The South Carolina football team has something valuable in Javon Kinlaw.
Not just a massive body who relishes commanding a double team, but a pass rusher who can make things uncomfortable right in front of the quarterback. He’s not the only Gamecock who can do that.
And talent at those spots helps with the way college offenses have changed. At least that’s what USC coach Will Muschamp picked up from the most successful coach in NFL history.
“I was talking to coach (Bill) Belichick in the offseason,” Muschamp said. “There’s so much less of an emphasis in the NFL because they’ve bought into our throwing game in college. The ball is out. And he talked in terms of how it’s so hard to pressure the quarterback from the edges and you always think in terms of edge rushers. He said, ‘We think in terms of guys who can push the pocket internally.’”
Belichick has six Super Bowl titles on his head coaching resume. He built the scheme that stunned Buffalo and Jim Kelly in the 1991 Super Bowl as a coordinator for the New York Giants and has been through multiple defensive evolutions in his time in pro football.
Belichick’s defenses have run both four- and three-down looks, relying on massive bodies such as Vince Wilfork or disrupters such as Lower RIchland product Richard Seymour.
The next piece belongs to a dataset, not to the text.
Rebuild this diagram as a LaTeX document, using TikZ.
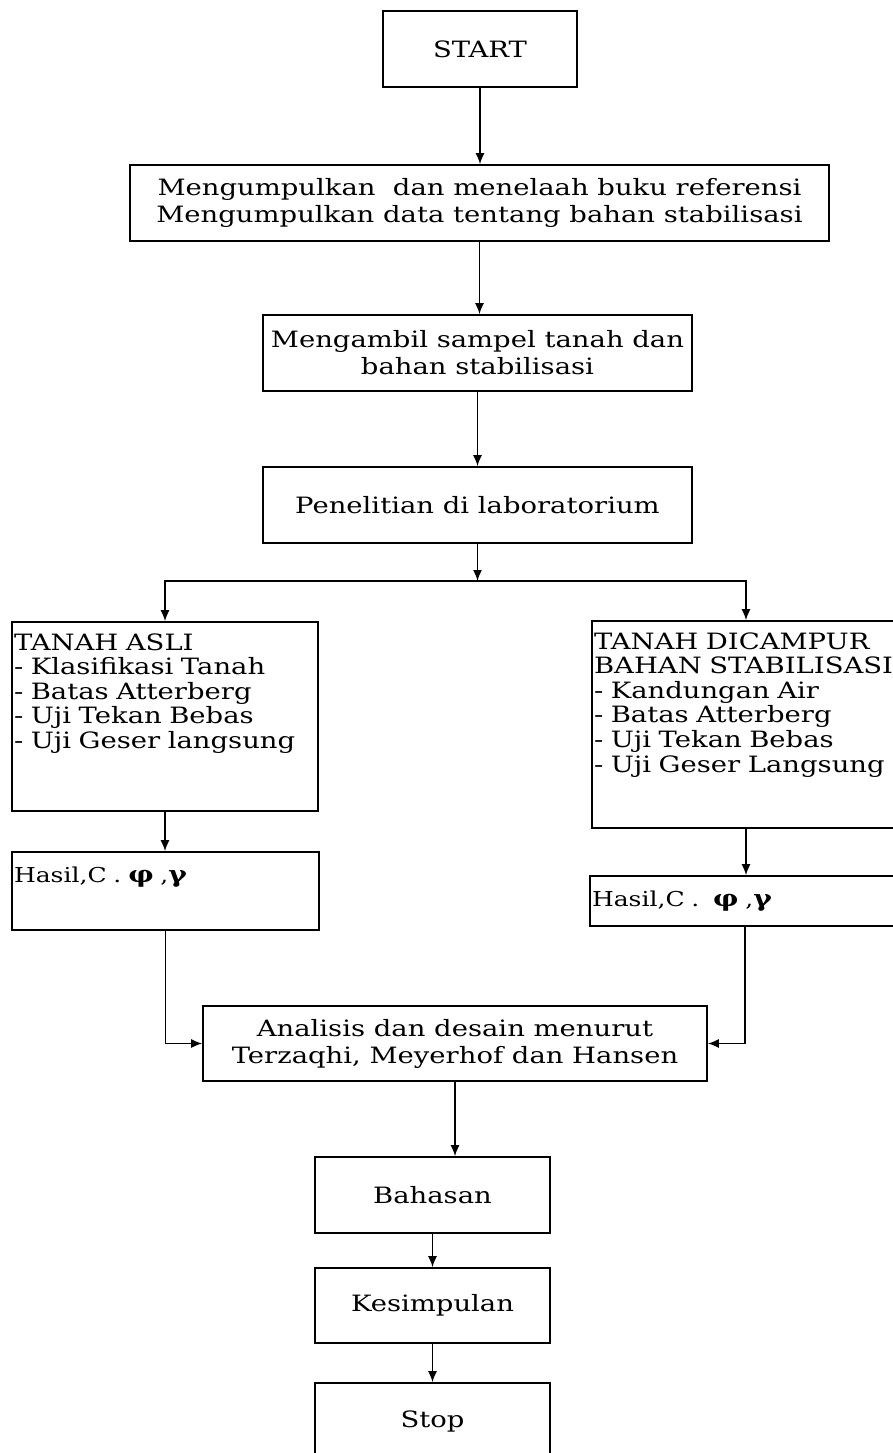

At the moment, South Carolina has done a decent job pushing the pocket and is getting to the quarterback. The Gamecocks rank 32nd in the country in how often they sack the QB in FBS play.
That’s come from the middle and the edges. Starting Buck lineman D.J. Wonnum and end Aaron Sterling each has three sacks, while Kinlaw has four.
“He leads the SEC in sacks,” Muschamp said. “He’s been very disruptive inside, in a positive way. And Kobe (Smith) is playing his best ball since he’s been here. Those guys have really done a nice job of pushing the pocket.”
The team also has at least one hurry from reserve tackles Rick Sandidge and Zacch Pickens.
That interior rush emphasis isn’t a new thing and is a big part of countering spread offenses. Modern attacks are built so heavily on the quick passing game and run-pass options that the traditional edge rushers often don’t have the time to get around the corner.
“Edge pressure is not what it used to be,” Gamecocks defensive coordinator Travaris Robinson said. “You don’t have time for that.
“Those guys pushing the pocket and condensing the pocket and making it uncomfortable for the quarterback is the best thing to do.”